The more I get to know myself—pleased to meet you, sir—the more I realize that my childhood was cobbled together from small but repeated exposures to my favorite things. I knew Dark Shadows from watching a limited number of episodes and reading a limited number of cheap novels. I knew Alice Cooper from just two of his albums. And I knew Ray Bradbury from a couple collections of his short stories. No doubt this is in part because we weren’t exactly affluent and I found my books, by chance, at Goodwill. I had no way of collecting Bradbury’s oeuvre, and besides, I was trying to get to know Edgar Allan Poe as well. I knew Bradbury as a short story writer, and that’s still how I primarily think of him.

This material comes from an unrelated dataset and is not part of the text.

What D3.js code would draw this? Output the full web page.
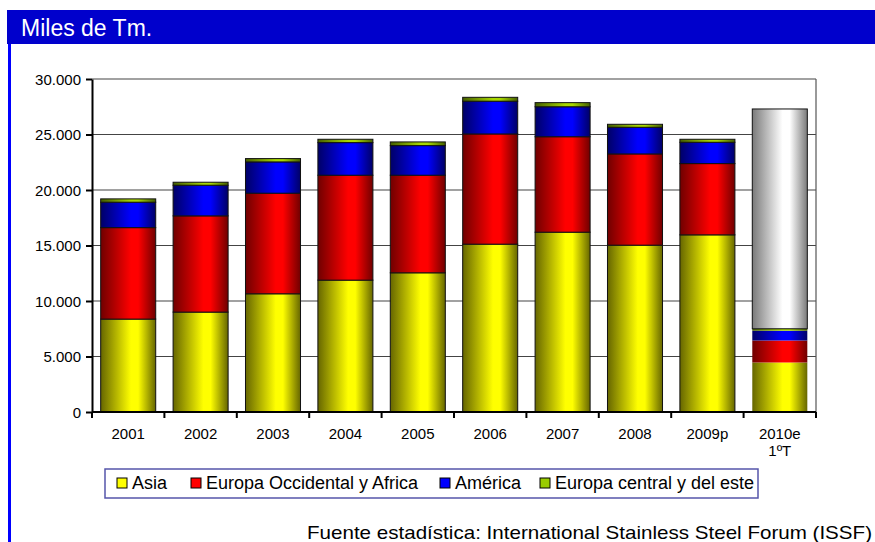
<!DOCTYPE html>
<html>
<head>
<meta charset="utf-8">
<script src="https://cdn.jsdelivr.net/npm/d3@7"></script>
<style>
  body { margin: 0; background: #ffffff; }
  svg { display: block; font-family: "Liberation Sans", Arial, sans-serif; }
</style>
</head>
<body>
<svg></svg>
<script>
// datos (miles de toneladas)
var categorias = ["2001", "2002", "2003", "2004", "2005", "2006", "2007", "2008", "2009p", "2010e"];
var etiquetasX = ["2001", "2002", "2003", "2004", "2005", "2006", "2007", "2008", "2009p", "2010e|1ºT"];
var asia          = [8370, 9000, 10650, 11880, 12540, 15120, 16200, 15030, 15960, 4460];
var europaOcc     = [8240, 8670, 9060, 9450, 8790, 9930, 8600, 8220, 6420, 1980];
var america       = [2290, 2760, 2820, 2940, 2670, 2950, 2700, 2400, 1920, 880];
var europaCentral = [300, 270, 300, 300, 330, 350, 370, 270, 270, 180];
var resto2010     = [0, 0, 0, 0, 0, 0, 0, 0, 0, 19800];
var ticksY = [0, 5000, 10000, 15000, 20000, 25000, 30000];
var series = ["Asia", "Europa Occidental y Africa", "América", "Europa central y del este"];

var width = 875, height = 542;
var mIzq = 92, mDer = 816, mSup = 79, mInf = 412;

var svg = d3.select("svg").attr("width", width).attr("height", height);

// colores: [oscuro, claro]
var colores = {
  "Asia": ["#666600", "#ffff00"],
  "Europa Occidental y Africa": ["#700000", "#ff0000"],
  "América": ["#000066", "#0000ff"],
  "Europa central y del este": ["#445e00", "#a8d800"],
  "resto": ["#7a7a7a", "#ffffff"]
};
var planos = {
  "Asia": "#ffff00",
  "Europa Occidental y Africa": "#ff0000",
  "América": "#0000ff",
  "Europa central y del este": "#99cc00"
};

var defs = svg.append("defs");
Object.keys(colores).forEach(function(k, i) {
  var lg = defs.append("linearGradient").attr("id", "g" + i)
    .attr("x1", "0%").attr("x2", "100%").attr("y1", "0%").attr("y2", "0%");
  lg.append("stop").attr("offset", "0%").attr("stop-color", colores[k][0]);
  lg.append("stop").attr("offset", "55%").attr("stop-color", colores[k][1]);
  lg.append("stop").attr("offset", "68%").attr("stop-color", colores[k][1]);
  lg.append("stop").attr("offset", "100%").attr("stop-color", colores[k][0]);
  colores[k].id = "url(#g" + i + ")";
});

// marco
svg.append("rect").attr("x", 7).attr("y", 10).attr("width", 868).attr("height", 34).attr("fill", "#0000cc");
svg.append("rect").attr("x", 8).attr("y", 44).attr("width", 3).attr("height", 498).attr("fill", "#0000ff");
svg.append("text").attr("x", 21).attr("y", 36).attr("fill", "#ffffff")
  .attr("font-size", 23).text("Miles de Tm.");

var x = d3.scaleBand().domain(categorias).range([mIzq, mDer])
  .paddingInner(0.24).paddingOuter(0.12);
var y = d3.scaleLinear().domain([0, 30000]).range([mInf, mSup]);

// rejilla
svg.append("g").selectAll("line").data(ticksY.filter(function(d) { return d > 0; }))
  .enter().append("line")
  .attr("x1", mIzq).attr("x2", mDer)
  .attr("y1", function(d) { return y(d); }).attr("y2", function(d) { return y(d); })
  .attr("stroke", "#444").attr("stroke-width", 1.2);
svg.append("line").attr("x1", mDer).attr("x2", mDer).attr("y1", mSup).attr("y2", mInf)
  .attr("stroke", "#555").attr("stroke-width", 1.2);

// tabla para el apilado
var tabla = categorias.map(function(c, i) {
  return {
    cat: c,
    "Asia": asia[i],
    "Europa Occidental y Africa": europaOcc[i],
    "América": america[i],
    "Europa central y del este": europaCentral[i],
    "resto": resto2010[i]
  };
});
var claves = series.concat(["resto"]);
var apilado = d3.stack().keys(claves)(tabla);

var grupos = svg.append("g").selectAll("g").data(apilado).enter().append("g");
grupos.selectAll("rect")
  .data(function(s) { return s.map(function(d) { d.key = s.key; return d; }).filter(function(d) { return d[1] - d[0] > 0; }); })
  .enter().append("rect")
  .attr("x", function(d) { return x(d.data.cat); })
  .attr("width", x.bandwidth())
  .attr("y", function(d) { return y(d[1]); })
  .attr("height", function(d) { return y(d[0]) - y(d[1]); })
  .attr("fill", function(d) { return colores[d.key].id; })
  .attr("stroke", function(d) { return (d.data.cat === "2010e" && d.key !== "resto") ? "none" : "#111"; })
  .attr("stroke-width", 1);

// ejes
var fmt = d3.formatLocale({ decimal: ",", thousands: ".", grouping: [3], currency: ["", ""] }).format(",");
var ejeY = svg.append("g").attr("transform", "translate(" + mIzq + ",0)")
  .call(d3.axisLeft(y).tickValues(ticksY).tickFormat(fmt).tickSize(6).tickSizeOuter(0));
ejeY.select(".domain").attr("stroke", "#000").attr("stroke-width", 2);
ejeY.selectAll(".tick line").attr("stroke", "#000").attr("stroke-width", 2);
ejeY.selectAll("text").attr("font-size", 15).attr("fill", "#000")
  .attr("font-family", "Liberation Sans, Arial, sans-serif").attr("x", -11).attr("dy", "0.35em");

var bordes = d3.range(categorias.length + 1).map(function(i) { return mIzq + i * x.step(); });
svg.append("line").attr("x1", mIzq).attr("x2", mDer).attr("y1", mInf).attr("y2", mInf)
  .attr("stroke", "#000").attr("stroke-width", 2);
svg.append("g").selectAll("line").data(bordes).enter().append("line")
  .attr("x1", function(d) { return d; }).attr("x2", function(d) { return d; })
  .attr("y1", mInf).attr("y2", mInf + 6)
  .attr("stroke", "#000").attr("stroke-width", 2);

var etiq = svg.append("g").selectAll("text").data(categorias).enter().append("text")
  .attr("x", function(d) { return x(d) + x.bandwidth() / 2; })
  .attr("y", 439)
  .attr("text-anchor", "middle").attr("font-size", 15).attr("fill", "#000");
etiq.each(function(d, i) {
  var partes = etiquetasX[i].split("|");
  var t = d3.select(this);
  partes.forEach(function(p, j) {
    t.append("tspan").attr("x", x(d) + x.bandwidth() / 2).attr("dy", j === 0 ? 0 : 17).text(p);
  });
});

// leyenda
svg.append("rect").attr("x", 105).attr("y", 469).attr("width", 653).attr("height", 29)
  .attr("fill", "#fff").attr("stroke", "#5555aa").attr("stroke-width", 1.5);
var posLeyenda = [117, 191, 440, 540];
var leyenda = svg.append("g").selectAll("g").data(series).enter().append("g")
  .attr("transform", function(d, i) { return "translate(" + posLeyenda[i] + ",478)"; });
leyenda.append("rect").attr("width", 10).attr("height", 10)
  .attr("fill", function(d) { return planos[d]; }).attr("stroke", "#000").attr("stroke-width", 1);
leyenda.append("text").attr("x", 15).attr("y", 11).attr("font-size", 18).attr("fill", "#000")
  .text(function(d) { return d; });

// fuente
svg.append("text").attr("x", 872).attr("y", 539).attr("text-anchor", "end")
  .attr("font-size", 19).attr("fill", "#000")
  .attr("textLength", 565).attr("lengthAdjust", "spacingAndGlyphs")
  .text("Fuente estadística: International Stainless Steel Forum (ISSF)");
</script>
</body>
</html>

I felt compelled to read Something Wicked This Way Comes recently. Since I’m used to Bradbury the short story author, it felt overdrawn to me. I know this is heresy. Great horror writers point to this novel as highly influential and inspirational. Maybe if it were read closer to when I was born, when it was published. Too many long paragraphs, especially early on, contain almost abstract descriptions without clear actions, leaving me confused. Once the story got underway it was quite good. As someone who writes, I know the dilemma of trying to freeze poetry into prose, and to make a coherent story from thousands of separate impulses. Believe me, I know. These days such things are edited out and stories become as thin as Bradbury’s Skeleton Man. I guess I’m just out of practice.

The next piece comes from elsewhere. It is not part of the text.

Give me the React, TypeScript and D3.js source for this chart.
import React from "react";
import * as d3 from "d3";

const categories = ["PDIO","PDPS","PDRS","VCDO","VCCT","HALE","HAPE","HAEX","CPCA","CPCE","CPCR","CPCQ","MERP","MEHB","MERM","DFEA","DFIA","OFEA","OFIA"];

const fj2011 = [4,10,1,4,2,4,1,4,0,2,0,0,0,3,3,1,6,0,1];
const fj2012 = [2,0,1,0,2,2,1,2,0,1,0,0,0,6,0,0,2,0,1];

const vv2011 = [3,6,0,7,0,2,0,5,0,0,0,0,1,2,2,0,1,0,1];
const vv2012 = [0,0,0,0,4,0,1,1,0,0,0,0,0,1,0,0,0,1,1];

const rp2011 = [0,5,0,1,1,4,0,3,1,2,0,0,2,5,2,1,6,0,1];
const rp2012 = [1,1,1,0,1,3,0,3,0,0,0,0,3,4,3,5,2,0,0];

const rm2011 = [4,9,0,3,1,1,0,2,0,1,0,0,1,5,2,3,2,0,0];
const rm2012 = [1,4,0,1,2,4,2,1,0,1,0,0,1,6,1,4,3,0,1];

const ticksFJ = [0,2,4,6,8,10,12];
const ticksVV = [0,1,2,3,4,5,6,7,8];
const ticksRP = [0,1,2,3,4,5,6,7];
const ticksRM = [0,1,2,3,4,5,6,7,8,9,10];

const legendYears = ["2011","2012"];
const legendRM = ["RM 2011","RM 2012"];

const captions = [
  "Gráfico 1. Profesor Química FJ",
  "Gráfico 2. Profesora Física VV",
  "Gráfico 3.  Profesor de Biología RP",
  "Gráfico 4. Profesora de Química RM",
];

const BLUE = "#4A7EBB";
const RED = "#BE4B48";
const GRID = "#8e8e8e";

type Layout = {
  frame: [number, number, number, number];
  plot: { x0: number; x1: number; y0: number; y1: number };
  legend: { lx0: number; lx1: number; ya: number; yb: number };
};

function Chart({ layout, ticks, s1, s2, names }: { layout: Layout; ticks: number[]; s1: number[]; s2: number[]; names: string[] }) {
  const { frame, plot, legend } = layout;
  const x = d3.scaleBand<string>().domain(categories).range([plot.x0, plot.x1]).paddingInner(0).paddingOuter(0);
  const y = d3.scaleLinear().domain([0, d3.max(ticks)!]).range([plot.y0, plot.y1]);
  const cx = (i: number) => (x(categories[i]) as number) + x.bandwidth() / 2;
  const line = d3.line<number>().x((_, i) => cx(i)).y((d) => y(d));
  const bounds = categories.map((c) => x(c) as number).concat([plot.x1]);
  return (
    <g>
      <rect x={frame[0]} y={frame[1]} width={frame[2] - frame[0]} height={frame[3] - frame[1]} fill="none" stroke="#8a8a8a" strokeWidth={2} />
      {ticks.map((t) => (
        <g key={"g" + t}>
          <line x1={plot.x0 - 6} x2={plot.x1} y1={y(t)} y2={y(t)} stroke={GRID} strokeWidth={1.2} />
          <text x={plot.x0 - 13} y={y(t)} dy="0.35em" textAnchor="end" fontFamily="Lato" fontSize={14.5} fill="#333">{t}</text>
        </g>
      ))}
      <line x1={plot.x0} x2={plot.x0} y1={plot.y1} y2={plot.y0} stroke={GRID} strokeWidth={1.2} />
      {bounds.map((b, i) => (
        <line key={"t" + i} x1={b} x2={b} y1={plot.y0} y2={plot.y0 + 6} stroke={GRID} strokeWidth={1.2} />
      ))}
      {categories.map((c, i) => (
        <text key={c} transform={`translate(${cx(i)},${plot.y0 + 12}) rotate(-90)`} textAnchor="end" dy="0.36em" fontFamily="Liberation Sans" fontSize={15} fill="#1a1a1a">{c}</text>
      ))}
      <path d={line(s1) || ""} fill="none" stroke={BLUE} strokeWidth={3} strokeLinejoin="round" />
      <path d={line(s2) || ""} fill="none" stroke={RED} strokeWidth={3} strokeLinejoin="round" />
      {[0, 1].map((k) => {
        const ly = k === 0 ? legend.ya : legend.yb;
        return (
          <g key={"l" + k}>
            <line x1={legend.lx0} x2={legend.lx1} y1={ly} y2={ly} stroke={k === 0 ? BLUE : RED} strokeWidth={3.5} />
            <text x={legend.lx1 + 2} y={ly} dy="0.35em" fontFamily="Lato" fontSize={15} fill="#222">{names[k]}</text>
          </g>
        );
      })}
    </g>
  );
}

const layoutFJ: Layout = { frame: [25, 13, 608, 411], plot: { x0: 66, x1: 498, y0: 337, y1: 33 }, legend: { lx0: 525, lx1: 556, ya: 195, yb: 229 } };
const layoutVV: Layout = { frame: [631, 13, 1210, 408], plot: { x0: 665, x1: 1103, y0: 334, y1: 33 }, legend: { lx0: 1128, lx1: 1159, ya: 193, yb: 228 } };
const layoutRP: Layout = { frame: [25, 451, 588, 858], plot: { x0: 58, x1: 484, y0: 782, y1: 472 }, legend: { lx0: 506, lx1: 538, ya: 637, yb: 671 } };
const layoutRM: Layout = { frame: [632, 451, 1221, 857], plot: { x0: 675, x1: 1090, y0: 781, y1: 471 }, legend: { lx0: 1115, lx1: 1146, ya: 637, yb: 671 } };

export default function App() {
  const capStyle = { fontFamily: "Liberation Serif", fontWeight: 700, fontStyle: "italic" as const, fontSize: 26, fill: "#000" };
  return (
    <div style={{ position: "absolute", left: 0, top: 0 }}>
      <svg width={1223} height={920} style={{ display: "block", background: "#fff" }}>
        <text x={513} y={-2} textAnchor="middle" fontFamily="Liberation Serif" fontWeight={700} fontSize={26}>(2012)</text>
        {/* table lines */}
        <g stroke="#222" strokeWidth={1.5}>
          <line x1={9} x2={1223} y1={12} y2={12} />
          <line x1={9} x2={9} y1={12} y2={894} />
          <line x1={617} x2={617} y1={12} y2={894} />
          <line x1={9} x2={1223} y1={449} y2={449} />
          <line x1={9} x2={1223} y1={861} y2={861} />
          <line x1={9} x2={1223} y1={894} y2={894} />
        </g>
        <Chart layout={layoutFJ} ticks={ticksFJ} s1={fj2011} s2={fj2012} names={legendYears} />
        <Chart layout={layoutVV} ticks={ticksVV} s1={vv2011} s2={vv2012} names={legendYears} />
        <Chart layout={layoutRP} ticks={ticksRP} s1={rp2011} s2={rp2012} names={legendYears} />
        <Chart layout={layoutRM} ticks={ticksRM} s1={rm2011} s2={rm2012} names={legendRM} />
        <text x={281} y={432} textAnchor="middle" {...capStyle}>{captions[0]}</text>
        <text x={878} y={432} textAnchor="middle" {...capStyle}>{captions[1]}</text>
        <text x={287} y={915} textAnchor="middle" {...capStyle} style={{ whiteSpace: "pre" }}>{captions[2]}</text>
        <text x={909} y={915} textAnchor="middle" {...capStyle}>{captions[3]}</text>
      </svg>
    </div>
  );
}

The plot is great, but it feels so 1950s. So boy/male oriented. So American. I suppose I attended my fair share of carnivals as a kid. We didn’t go often, and I never knew one to settle on the edge of our small town. And although we were free to ride our bikes or run as far as we cared to, home was never that far away and, I knew, there were scary things in the ubiquitous woods. Ray Bradbury’s short stories were likely the main source behind my own early attempts at fiction. Even today I’ll be scribbling along and think, “this is kind of like Bradbury.” But I always have his short work in mind. There are some great parts in Something Wicked, and it does build the tension toward the end. Still, when it’s said and done I’ll be thinking of Bradbury’s short stories and how they formed my own nostalgia, even if only in little fragments.